- Recorded information

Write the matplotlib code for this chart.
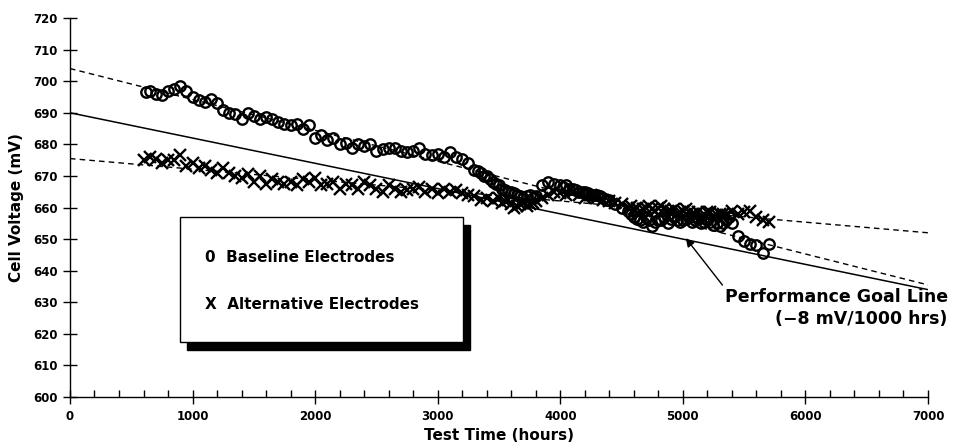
import numpy as np
import matplotlib.pyplot as plt
from matplotlib.patches import Rectangle
from matplotlib.ticker import MultipleLocator

# Baseline electrodes (hours, mV)
base_hours = [620, 650, 700, 750, 800, 850, 900, 950, 1000, 1050, 1100, 1150, 1200, 1250,
              1300, 1350, 1400, 1450, 1500, 1550, 1600, 1650, 1700, 1750, 1800, 1850, 1900,
              1950, 2000, 2050, 2100, 2150, 2200, 2250, 2300, 2350, 2400, 2450, 2500, 2550,
              2600, 2650, 2700, 2750, 2800, 2850, 2900, 2950, 3000, 3050, 3100, 3150, 3200,
              3250, 3300, 3350, 3400, 3450, 3500, 3550, 3600, 3650, 3700, 3750, 3800, 3850,
              3900, 3950, 4000, 4050, 4100, 4150, 4200, 4250, 4300, 4350, 4400, 4450, 4500,
              4550, 4600, 4650, 4700, 4750, 4800, 4850, 4900, 4950, 5000, 5050, 5100, 5150,
              5200, 5250, 5300, 5350, 5400, 5450, 5500, 5550, 5600, 5650, 5700]
base_mv = [696.5, 697, 696, 695.5, 697, 697.5, 698.5, 697, 695, 694, 693.5, 694.5, 693, 691,
           690, 689.5, 688, 690, 689, 688, 688.5, 688, 687, 686.5, 686, 686.5, 685,
           686, 682, 683, 681.5, 682, 680, 680.5, 679, 680, 679.5, 680, 678, 678.5,
           679, 679, 678, 677.5, 678, 679, 677, 676.5, 677, 676, 677.5, 676, 675.5,
           674, 672, 671, 670, 668, 667, 665.5, 665, 664, 663, 664, 663.5, 667,
           668, 667.5, 667, 667, 666, 665, 665, 664, 664, 663, 662.5, 661, 660,
           659, 657, 656, 657, 654, 656, 657, 656.5, 656, 656, 657, 656, 655,
           656, 654.5, 654, 656, 655, 651, 649.5, 648.5, 648, 645.5, 648.5]
# extra baseline readings where the record is dense
base_dense_hours = [3325, 3375, 3425, 3475, 3525, 3575, 3625, 3675, 3725, 3775, 4025, 4075,
                    4125, 4175, 4225, 4275, 4325, 4375, 4575, 4625, 4675, 4725, 4775, 4825,
                    4875, 4925, 4975, 5025, 5075, 5125, 5175, 5225, 5275, 5325, 5375]
base_dense_mv = [671.5, 670, 669, 667.5, 666, 665, 664.5, 663.5, 663.5, 663, 666.5, 666,
                 665.5, 665, 664.5, 664, 663.5, 662.5, 658, 656.5, 655.5, 656, 655.5, 656,
                 655, 657, 655.5, 656.5, 655.5, 656.5, 655.5, 655.5, 655, 655, 657]

# Alternative electrodes (hours, mV)
alt_hours = [600, 650, 700, 750, 800, 850, 900, 950, 1000, 1050, 1100, 1150, 1200, 1250,
             1300, 1350, 1400, 1450, 1500, 1550, 1600, 1650, 1700, 1750, 1800, 1850, 1900,
             1950, 2000, 2050, 2100, 2150, 2200, 2250, 2300, 2350, 2400, 2450, 2500, 2550,
             2600, 2650, 2700, 2750, 2800, 2850, 2900, 2950, 3000, 3050, 3100, 3150, 3200,
             3250, 3300, 3350, 3400, 3450, 3500, 3550, 3600, 3650, 3700, 3750, 3800, 3850,
             3900, 3950, 4000, 4050, 4100, 4150, 4200, 4250, 4300, 4350, 4400, 4450, 4500,
             4550, 4600, 4650, 4700, 4750, 4800, 4850, 4900, 4950, 5000, 5050, 5100, 5150,
             5200, 5250, 5300, 5350, 5400, 5450, 5500, 5550, 5600, 5650, 5700]
alt_mv = [675, 676, 675.5, 674, 675, 675, 676.5, 673, 674, 672.5, 673, 672, 671, 672.5,
          671, 670, 669.5, 670.5, 668, 670, 667.5, 669, 668, 667.5, 668, 667, 669,
          668, 669.5, 667, 667.5, 668, 666, 667.5, 667, 666, 668, 667, 666, 665,
          667, 666, 665, 665.5, 666, 666.5, 665, 666, 664.5, 666, 665, 665.5, 664.5,
          664, 663.5, 662.5, 663, 662, 663, 662, 661, 660.5, 661.5, 661, 662, 663,
          664, 665, 664.5, 664, 665, 664, 663, 664, 663, 662.5, 662, 661.5, 661,
          660, 659.5, 659, 660, 659.5, 660, 659.5, 659, 658, 659, 658.5, 658, 657,
          658.5, 657, 658, 657.5, 659, 658, 658.5, 659, 657, 656, 655.5]
alt_dense_hours = [3525, 3575, 3625, 3675, 3725, 3775, 4575, 4625, 4675, 4725, 4775, 4825,
                   4875, 4925, 4975, 5025, 5075, 5125, 5175, 5225, 5275, 5325]
alt_dense_mv = [661.5, 662.5, 660, 661, 660.5, 661.5, 660.5, 660, 659.5, 660.5, 659, 660.5,
                659, 659.5, 658.5, 659.5, 658, 658.5, 658, 658.5, 657.5, 658]

# Trend lines (value at 0 h and at 7000 h)
line_hours = [0, 7000]
base_fit = [704, 635.5]
alt_fit = [675.5, 652]
goal_line = [690, 634]

fig = plt.figure(figsize=(9.57, 4.48), dpi=100)
ax = fig.add_axes([0.0731, 0.1138, 0.8966, 0.846])

ax.plot(line_hours, base_fit, color='k', ls=(0, (4, 3)), lw=1.0)
ax.plot(line_hours, alt_fit, color='k', ls=(0, (4, 3)), lw=1.0)
ax.plot(line_hours, goal_line, color='k', lw=1.1)

mk_o = dict(ls='none', marker='o', ms=7.5, mfc='none', mec='k', mew=1.7)
mk_x = dict(ls='none', marker='x', ms=8, mec='k', mew=1.7)
ax.plot(base_hours, base_mv, **mk_o)
ax.plot(base_dense_hours, base_dense_mv, **mk_o)
ax.plot(alt_hours, alt_mv, **mk_x)
ax.plot(alt_dense_hours, alt_dense_mv, **mk_x)

ax.set_xlim(0, 7000)
ax.set_ylim(600, 720)
ax.xaxis.set_major_locator(MultipleLocator(1000))
ax.xaxis.set_minor_locator(MultipleLocator(200))
ax.yaxis.set_major_locator(MultipleLocator(10))
ax.tick_params(axis='both', which='major', direction='inout', length=10, width=1.0,
               labelsize=8.5, pad=4)
ax.tick_params(axis='x', which='minor', direction='in', length=5, width=1.0)
for lab in ax.get_xticklabels() + ax.get_yticklabels():
    lab.set_fontweight('bold')

for s in ['top', 'right']:
    ax.spines[s].set_visible(False)
ax.spines['left'].set_linewidth(1.0)
ax.spines['bottom'].set_linewidth(1.0)

ax.set_xlabel('Test Time (hours)', fontsize=11, fontweight='bold', labelpad=4)
ax.set_ylabel('Cell Voltage (mV)', fontsize=11, fontweight='bold', labelpad=6)

# Legend box with heavy drop shadow
ax.add_patch(Rectangle((0.136, 0.125), 0.330, 0.330, transform=ax.transAxes,
                       facecolor='k', edgecolor='k', zorder=5))
ax.add_patch(Rectangle((0.128, 0.145), 0.330, 0.330, transform=ax.transAxes,
                       facecolor='white', edgecolor='k', lw=1.0, zorder=6))
ax.text(0.157, 0.369, '0  Baseline Electrodes', transform=ax.transAxes, fontsize=11,
        fontweight='bold', va='center', zorder=7)
ax.text(0.157, 0.243, 'X  Alternative Electrodes', transform=ax.transAxes, fontsize=11,
        fontweight='bold', va='center', zorder=7)

ax.annotate('Performance Goal Line\n(\u22128 mV/1000 hrs)', xy=(5010, 651),
            xytext=(1.023, 0.235), textcoords='axes fraction', ha='right', va='center',
            fontsize=12.5, fontweight='bold', multialignment='right', linespacing=1.3,
            annotation_clip=False,
            arrowprops=dict(arrowstyle='-|>', color='k', lw=1.0, shrinkA=0,
                            relpos=(0.0, 1.0)))

fig.savefig('out.png', dpi=100)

- Your objective
Reproduce the data above word for word from its first line through the line that holds "from matplotlib.ticker import MultipleLocator", both ends included; skip pictures.

- Task answer
Write the matplotlib code for this chart.
import numpy as np
import matplotlib.pyplot as plt
from matplotlib.patches import Rectangle
from matplotlib.ticker import MultipleLocator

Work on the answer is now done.